Instructions for the task =>
The first line to copy is the one with "Rebuild this chart"; the last is the one with "70, 80, 90];". Copy each line in that range exactly, leaving out all others.

Record list =>
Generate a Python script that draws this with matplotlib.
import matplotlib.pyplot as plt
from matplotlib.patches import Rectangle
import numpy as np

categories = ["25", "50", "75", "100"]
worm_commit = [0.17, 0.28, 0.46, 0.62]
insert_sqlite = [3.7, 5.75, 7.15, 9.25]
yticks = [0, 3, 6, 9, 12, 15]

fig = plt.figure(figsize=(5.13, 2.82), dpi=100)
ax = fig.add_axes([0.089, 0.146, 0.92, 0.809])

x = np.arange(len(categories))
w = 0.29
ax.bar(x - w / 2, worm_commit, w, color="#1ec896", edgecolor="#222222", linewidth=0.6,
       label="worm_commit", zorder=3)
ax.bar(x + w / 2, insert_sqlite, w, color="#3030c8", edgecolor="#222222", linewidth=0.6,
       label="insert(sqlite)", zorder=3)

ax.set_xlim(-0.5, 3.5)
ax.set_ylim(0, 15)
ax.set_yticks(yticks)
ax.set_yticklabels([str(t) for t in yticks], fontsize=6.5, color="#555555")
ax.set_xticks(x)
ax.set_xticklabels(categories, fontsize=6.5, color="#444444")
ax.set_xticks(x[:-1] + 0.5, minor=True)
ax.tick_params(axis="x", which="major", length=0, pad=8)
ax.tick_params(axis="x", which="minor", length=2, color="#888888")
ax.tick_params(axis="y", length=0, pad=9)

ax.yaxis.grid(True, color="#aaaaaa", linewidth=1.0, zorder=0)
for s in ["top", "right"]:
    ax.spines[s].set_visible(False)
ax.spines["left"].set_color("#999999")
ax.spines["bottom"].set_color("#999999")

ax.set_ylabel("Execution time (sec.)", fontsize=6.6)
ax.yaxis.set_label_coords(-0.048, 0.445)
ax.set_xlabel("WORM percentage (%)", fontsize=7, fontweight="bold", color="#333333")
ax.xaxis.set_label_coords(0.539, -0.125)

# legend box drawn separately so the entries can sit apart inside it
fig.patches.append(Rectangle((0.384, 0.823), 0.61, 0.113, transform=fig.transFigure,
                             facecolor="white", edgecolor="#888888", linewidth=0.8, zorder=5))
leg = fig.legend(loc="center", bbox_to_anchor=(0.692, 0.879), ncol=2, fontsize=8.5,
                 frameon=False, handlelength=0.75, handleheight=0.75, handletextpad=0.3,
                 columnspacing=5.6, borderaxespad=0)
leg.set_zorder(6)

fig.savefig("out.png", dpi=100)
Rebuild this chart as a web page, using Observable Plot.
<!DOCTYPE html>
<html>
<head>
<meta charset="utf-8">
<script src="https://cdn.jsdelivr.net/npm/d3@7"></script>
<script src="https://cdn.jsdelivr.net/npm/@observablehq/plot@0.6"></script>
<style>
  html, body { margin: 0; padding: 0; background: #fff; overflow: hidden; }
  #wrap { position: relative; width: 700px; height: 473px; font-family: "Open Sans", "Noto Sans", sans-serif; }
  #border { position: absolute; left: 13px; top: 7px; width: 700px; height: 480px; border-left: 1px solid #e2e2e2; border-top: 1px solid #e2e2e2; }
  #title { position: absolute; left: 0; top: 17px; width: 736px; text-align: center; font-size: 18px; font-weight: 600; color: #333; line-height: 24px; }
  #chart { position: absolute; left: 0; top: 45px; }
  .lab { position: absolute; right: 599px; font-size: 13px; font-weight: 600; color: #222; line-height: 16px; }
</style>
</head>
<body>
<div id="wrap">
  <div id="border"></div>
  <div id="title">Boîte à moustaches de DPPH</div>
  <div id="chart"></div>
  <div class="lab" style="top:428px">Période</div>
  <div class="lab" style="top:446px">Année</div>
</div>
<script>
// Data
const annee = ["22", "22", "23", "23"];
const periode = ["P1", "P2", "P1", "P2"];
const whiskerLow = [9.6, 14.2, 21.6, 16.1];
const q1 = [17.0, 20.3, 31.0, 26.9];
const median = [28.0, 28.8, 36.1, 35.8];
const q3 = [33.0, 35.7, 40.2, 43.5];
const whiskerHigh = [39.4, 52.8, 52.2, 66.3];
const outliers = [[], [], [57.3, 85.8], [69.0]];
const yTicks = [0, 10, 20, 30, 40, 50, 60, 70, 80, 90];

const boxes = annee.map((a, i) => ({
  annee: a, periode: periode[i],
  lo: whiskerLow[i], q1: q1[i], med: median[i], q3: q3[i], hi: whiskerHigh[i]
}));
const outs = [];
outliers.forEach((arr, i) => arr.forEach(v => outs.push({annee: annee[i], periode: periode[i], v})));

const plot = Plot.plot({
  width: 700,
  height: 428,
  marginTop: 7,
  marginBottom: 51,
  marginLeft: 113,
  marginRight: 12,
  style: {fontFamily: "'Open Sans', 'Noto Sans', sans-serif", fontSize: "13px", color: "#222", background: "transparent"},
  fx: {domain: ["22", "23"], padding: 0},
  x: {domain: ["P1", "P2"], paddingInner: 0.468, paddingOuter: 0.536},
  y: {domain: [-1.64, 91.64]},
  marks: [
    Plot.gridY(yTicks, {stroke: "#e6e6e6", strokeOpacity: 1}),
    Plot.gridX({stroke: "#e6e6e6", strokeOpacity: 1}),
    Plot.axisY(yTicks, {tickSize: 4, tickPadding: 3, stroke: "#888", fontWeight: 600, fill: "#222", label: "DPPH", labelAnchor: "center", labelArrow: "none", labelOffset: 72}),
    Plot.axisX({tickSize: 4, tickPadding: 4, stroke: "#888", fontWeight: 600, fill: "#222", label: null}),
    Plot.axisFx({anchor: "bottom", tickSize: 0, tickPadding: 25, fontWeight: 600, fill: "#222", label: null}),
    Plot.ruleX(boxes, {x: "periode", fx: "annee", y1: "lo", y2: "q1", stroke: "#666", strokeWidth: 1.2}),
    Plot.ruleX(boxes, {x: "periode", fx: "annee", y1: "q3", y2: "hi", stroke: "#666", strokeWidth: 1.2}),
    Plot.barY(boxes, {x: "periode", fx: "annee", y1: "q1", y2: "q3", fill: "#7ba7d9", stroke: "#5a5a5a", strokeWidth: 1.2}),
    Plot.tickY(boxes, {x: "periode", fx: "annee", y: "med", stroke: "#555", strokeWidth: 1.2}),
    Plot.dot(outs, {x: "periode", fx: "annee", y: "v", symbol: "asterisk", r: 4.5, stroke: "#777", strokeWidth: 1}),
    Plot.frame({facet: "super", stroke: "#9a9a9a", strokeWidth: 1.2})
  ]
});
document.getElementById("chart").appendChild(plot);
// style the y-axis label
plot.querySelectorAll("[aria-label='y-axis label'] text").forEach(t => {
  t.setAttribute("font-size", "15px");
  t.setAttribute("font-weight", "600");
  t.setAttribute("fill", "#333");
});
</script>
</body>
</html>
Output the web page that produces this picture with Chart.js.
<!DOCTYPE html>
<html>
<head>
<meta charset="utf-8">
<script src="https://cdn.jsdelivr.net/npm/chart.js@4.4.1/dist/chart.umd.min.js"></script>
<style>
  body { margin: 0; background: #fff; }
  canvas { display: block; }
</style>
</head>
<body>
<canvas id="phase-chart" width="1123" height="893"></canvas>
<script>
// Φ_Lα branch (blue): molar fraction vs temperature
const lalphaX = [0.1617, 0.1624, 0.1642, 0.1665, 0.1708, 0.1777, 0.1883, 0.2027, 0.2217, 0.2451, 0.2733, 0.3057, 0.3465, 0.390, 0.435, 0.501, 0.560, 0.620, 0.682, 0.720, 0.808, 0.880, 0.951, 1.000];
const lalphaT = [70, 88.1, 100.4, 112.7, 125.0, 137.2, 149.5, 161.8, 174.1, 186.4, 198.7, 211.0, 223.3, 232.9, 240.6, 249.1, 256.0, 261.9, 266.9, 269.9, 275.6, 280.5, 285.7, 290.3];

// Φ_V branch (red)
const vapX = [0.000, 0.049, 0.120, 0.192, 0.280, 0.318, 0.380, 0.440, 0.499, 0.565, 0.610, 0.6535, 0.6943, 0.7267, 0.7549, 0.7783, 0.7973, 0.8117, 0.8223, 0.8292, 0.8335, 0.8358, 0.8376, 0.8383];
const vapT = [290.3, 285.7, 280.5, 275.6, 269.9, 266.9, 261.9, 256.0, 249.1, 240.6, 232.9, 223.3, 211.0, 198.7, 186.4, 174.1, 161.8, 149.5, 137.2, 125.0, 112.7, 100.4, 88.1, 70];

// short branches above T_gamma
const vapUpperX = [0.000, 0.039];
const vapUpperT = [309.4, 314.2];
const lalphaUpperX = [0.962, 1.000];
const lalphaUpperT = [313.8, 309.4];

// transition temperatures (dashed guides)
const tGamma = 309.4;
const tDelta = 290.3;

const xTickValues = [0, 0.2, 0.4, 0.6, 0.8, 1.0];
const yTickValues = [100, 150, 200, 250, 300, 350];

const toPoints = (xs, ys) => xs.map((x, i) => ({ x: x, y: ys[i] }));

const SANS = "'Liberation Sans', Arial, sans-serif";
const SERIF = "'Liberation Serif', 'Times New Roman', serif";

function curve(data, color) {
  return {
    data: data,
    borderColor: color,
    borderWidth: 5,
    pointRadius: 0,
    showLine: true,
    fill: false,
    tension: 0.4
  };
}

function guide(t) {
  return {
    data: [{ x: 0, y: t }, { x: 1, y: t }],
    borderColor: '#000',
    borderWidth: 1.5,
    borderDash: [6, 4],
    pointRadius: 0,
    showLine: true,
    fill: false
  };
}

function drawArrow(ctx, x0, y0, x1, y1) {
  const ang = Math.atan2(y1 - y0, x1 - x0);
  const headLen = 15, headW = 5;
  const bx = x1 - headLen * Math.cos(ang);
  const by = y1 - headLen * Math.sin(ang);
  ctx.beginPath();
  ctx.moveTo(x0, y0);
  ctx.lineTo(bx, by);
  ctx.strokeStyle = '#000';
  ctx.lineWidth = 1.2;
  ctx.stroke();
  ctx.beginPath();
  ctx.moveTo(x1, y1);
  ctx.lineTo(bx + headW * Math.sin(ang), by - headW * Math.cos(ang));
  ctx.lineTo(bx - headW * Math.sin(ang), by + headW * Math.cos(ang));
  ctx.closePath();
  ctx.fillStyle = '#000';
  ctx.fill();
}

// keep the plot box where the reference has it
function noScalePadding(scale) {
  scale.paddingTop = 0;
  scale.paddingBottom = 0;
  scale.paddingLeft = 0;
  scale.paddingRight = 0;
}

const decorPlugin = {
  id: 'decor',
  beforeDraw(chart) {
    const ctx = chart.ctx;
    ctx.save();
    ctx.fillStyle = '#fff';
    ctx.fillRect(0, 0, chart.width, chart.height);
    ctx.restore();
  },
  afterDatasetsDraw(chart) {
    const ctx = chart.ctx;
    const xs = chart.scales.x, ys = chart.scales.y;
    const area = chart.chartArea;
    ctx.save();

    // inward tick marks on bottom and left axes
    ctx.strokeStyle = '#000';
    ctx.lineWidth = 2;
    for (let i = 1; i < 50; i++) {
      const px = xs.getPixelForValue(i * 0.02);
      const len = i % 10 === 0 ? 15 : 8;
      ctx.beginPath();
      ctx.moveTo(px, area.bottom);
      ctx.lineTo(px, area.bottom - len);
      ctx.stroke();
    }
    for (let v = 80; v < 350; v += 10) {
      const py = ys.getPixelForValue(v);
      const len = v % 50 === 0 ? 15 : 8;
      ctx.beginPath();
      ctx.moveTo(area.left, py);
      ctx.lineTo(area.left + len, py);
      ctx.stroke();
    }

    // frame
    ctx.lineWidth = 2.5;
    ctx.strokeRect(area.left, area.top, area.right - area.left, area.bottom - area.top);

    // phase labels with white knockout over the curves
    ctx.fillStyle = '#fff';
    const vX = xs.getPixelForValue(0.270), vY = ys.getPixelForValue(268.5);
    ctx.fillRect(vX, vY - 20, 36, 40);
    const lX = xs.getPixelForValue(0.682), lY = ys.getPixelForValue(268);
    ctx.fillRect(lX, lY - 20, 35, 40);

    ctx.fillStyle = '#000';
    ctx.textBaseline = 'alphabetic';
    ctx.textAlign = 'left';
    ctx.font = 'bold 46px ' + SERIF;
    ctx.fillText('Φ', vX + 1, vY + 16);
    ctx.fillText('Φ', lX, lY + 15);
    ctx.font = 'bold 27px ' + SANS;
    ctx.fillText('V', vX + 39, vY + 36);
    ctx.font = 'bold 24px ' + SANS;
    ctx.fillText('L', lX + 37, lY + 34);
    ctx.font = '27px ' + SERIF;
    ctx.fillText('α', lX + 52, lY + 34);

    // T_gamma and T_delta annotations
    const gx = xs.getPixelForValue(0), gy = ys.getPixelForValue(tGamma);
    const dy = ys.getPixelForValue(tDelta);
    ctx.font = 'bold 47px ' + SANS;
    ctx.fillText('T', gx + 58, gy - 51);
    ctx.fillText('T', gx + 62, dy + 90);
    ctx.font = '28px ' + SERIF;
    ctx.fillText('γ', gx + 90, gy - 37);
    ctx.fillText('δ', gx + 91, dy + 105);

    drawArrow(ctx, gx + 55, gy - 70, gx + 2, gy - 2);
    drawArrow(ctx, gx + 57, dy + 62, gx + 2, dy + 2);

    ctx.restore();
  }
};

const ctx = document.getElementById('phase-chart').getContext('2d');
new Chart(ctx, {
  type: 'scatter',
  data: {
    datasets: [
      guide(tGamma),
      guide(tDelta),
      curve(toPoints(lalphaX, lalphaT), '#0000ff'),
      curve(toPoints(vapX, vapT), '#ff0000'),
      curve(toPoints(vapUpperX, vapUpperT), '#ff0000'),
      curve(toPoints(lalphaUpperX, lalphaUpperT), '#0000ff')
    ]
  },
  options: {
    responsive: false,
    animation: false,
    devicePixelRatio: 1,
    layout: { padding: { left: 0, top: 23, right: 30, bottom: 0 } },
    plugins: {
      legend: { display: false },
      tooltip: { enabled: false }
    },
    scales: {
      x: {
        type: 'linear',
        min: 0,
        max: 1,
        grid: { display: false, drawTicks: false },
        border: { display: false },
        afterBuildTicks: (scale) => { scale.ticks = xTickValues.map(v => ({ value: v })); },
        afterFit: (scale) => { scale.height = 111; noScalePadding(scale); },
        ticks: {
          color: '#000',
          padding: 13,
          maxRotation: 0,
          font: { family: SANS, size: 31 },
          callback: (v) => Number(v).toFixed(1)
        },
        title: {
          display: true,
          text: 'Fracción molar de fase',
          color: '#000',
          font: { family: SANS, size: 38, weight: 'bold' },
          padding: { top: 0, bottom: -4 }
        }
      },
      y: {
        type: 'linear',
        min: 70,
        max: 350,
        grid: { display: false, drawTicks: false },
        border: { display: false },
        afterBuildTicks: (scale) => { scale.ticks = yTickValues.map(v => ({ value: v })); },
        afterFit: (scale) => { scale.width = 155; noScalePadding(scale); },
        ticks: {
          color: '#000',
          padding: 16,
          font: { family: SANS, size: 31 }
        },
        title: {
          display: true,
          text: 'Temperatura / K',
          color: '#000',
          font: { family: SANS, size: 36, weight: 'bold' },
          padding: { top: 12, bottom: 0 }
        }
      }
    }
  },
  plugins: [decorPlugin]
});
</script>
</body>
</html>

Result for this exercise =>
Rebuild this chart as a web page, using Observable Plot.
<!DOCTYPE html>
<html>
<head>
<meta charset="utf-8">
<script src="https://cdn.jsdelivr.net/npm/d3@7"></script>
<script src="https://cdn.jsdelivr.net/npm/@observablehq/plot@0.6"></script>
<style>
  html, body { margin: 0; padding: 0; background: #fff; overflow: hidden; }
  #wrap { position: relative; width: 700px; height: 473px; font-family: "Open Sans", "Noto Sans", sans-serif; }
  #border { position: absolute; left: 13px; top: 7px; width: 700px; height: 480px; border-left: 1px solid #e2e2e2; border-top: 1px solid #e2e2e2; }
  #title { position: absolute; left: 0; top: 17px; width: 736px; text-align: center; font-size: 18px; font-weight: 600; color: #333; line-height: 24px; }
  #chart { position: absolute; left: 0; top: 45px; }
  .lab { position: absolute; right: 599px; font-size: 13px; font-weight: 600; color: #222; line-height: 16px; }
</style>
</head>
<body>
<div id="wrap">
  <div id="border"></div>
  <div id="title">Boîte à moustaches de DPPH</div>
  <div id="chart"></div>
  <div class="lab" style="top:428px">Période</div>
  <div class="lab" style="top:446px">Année</div>
</div>
<script>
// Data
const annee = ["22", "22", "23", "23"];
const periode = ["P1", "P2", "P1", "P2"];
const whiskerLow = [9.6, 14.2, 21.6, 16.1];
const q1 = [17.0, 20.3, 31.0, 26.9];
const median = [28.0, 28.8, 36.1, 35.8];
const q3 = [33.0, 35.7, 40.2, 43.5];
const whiskerHigh = [39.4, 52.8, 52.2, 66.3];
const outliers = [[], [], [57.3, 85.8], [69.0]];
const yTicks = [0, 10, 20, 30, 40, 50, 60, 70, 80, 90];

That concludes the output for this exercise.